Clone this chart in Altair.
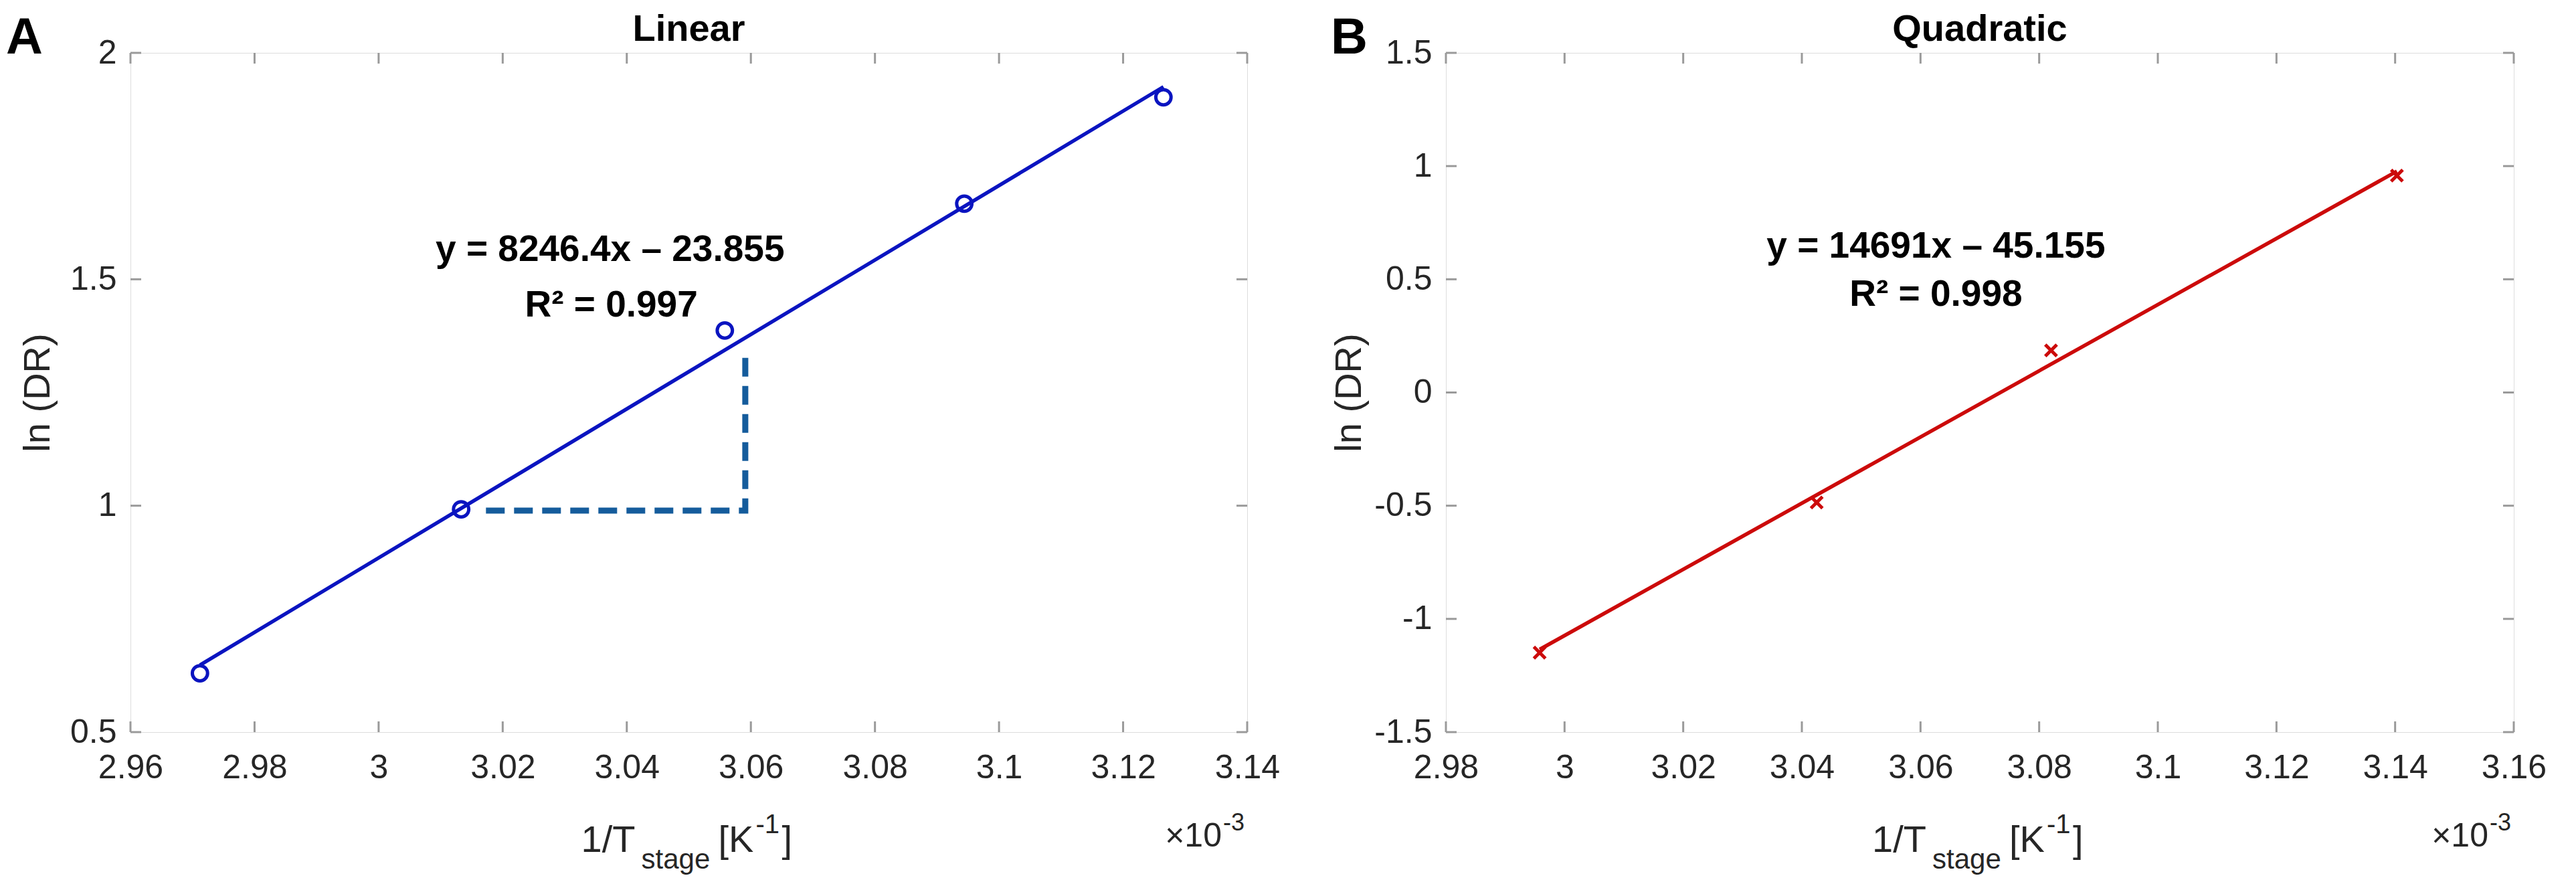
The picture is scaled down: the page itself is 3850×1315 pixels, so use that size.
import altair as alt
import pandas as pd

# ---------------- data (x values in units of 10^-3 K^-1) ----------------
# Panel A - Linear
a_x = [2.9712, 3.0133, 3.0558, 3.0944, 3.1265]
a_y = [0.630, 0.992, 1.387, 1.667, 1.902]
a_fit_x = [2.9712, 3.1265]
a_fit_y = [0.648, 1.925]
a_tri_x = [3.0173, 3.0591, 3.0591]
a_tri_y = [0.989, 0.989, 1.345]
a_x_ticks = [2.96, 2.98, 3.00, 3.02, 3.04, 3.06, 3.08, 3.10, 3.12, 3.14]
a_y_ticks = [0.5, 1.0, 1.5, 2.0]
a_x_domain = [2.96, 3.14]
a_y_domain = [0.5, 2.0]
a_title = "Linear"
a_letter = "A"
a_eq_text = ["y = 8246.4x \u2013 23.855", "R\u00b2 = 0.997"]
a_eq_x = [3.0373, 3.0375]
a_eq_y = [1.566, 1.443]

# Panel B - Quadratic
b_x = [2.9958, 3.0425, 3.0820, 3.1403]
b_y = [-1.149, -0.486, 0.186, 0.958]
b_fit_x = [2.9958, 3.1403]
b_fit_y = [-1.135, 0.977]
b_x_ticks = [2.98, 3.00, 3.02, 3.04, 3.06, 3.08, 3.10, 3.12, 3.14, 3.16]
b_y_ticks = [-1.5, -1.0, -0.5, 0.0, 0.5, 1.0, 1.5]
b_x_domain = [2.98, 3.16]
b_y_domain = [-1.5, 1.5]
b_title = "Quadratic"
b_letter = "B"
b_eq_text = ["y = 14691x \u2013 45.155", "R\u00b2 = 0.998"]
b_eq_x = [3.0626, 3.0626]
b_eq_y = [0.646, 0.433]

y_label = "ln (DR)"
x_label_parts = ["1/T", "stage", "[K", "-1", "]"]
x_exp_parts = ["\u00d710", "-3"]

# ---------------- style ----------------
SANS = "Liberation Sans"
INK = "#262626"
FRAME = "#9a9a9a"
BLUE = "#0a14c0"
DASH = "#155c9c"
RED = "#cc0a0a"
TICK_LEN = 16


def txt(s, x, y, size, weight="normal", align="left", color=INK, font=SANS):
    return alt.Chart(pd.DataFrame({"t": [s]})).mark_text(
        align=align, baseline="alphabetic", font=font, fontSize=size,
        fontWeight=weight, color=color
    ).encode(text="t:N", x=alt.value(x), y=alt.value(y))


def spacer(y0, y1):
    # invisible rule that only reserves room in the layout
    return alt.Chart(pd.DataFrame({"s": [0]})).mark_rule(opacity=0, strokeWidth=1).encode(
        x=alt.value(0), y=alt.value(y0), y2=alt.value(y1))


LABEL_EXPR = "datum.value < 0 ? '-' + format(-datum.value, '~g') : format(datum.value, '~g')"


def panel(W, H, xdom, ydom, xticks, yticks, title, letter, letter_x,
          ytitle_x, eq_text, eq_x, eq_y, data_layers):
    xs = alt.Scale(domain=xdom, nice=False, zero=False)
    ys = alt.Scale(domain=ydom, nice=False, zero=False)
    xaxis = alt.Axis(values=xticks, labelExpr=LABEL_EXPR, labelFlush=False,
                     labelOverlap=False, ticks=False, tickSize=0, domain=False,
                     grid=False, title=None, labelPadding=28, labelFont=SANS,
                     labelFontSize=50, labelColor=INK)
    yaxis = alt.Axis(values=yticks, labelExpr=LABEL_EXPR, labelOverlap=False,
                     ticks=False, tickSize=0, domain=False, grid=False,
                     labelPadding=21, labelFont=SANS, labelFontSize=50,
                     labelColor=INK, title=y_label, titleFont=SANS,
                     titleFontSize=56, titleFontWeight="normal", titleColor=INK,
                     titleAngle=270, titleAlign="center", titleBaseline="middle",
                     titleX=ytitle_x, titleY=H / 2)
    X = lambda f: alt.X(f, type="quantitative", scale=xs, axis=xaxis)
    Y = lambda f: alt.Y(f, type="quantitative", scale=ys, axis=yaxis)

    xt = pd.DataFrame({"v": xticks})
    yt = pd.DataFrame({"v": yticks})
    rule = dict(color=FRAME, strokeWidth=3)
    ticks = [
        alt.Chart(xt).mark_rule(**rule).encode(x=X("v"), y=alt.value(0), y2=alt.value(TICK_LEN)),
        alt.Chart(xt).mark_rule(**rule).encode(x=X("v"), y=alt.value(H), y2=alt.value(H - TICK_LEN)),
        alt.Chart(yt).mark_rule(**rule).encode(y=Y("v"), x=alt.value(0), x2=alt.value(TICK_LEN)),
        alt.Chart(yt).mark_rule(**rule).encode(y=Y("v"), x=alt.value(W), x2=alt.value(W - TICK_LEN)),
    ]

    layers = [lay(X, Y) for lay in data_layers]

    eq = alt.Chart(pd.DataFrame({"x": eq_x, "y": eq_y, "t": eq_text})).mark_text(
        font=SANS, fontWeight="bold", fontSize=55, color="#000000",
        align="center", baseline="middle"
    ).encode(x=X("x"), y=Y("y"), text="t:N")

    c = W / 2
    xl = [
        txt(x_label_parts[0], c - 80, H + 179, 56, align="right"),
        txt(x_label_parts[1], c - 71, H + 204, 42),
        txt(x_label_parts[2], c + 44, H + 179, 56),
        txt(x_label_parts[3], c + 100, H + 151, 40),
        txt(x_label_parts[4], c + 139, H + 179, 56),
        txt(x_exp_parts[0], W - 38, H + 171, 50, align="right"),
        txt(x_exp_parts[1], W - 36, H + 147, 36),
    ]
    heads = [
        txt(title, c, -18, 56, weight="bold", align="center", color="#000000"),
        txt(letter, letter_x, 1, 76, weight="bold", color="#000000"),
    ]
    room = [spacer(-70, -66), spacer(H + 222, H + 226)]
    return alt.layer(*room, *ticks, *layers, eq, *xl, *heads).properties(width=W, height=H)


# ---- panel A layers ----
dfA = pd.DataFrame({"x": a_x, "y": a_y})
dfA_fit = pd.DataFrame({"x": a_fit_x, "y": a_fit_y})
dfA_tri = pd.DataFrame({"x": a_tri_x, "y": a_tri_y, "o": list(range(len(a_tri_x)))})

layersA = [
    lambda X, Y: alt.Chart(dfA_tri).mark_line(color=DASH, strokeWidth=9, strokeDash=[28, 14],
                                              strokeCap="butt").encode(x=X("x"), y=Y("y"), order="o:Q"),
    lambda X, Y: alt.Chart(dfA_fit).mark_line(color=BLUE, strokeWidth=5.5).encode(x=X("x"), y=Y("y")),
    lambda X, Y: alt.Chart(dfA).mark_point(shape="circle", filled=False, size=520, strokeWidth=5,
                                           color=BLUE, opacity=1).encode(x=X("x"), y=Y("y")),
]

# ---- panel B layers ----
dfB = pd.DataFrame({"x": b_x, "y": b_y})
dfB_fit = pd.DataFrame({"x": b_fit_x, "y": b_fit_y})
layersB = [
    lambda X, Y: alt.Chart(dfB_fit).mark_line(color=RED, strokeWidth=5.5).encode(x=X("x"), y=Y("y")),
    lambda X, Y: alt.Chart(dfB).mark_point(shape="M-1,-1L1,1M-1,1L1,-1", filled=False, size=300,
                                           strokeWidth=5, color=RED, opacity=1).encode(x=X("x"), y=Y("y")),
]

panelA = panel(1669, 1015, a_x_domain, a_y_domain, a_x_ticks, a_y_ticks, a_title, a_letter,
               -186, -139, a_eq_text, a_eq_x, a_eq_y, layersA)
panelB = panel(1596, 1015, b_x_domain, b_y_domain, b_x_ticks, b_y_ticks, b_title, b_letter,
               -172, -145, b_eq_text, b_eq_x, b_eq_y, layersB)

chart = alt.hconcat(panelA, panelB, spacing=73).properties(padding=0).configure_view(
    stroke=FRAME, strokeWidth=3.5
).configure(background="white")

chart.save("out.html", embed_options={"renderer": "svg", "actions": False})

[Task] Omitting all pictures, restate exactly the lines of the material from its start through the line that contains "import pandas as pd".

[Answer to this problem]
Clone this chart in Altair.
The picture is scaled down: the page itself is 3850×1315 pixels, so use that size.
import altair as alt
import pandas as pd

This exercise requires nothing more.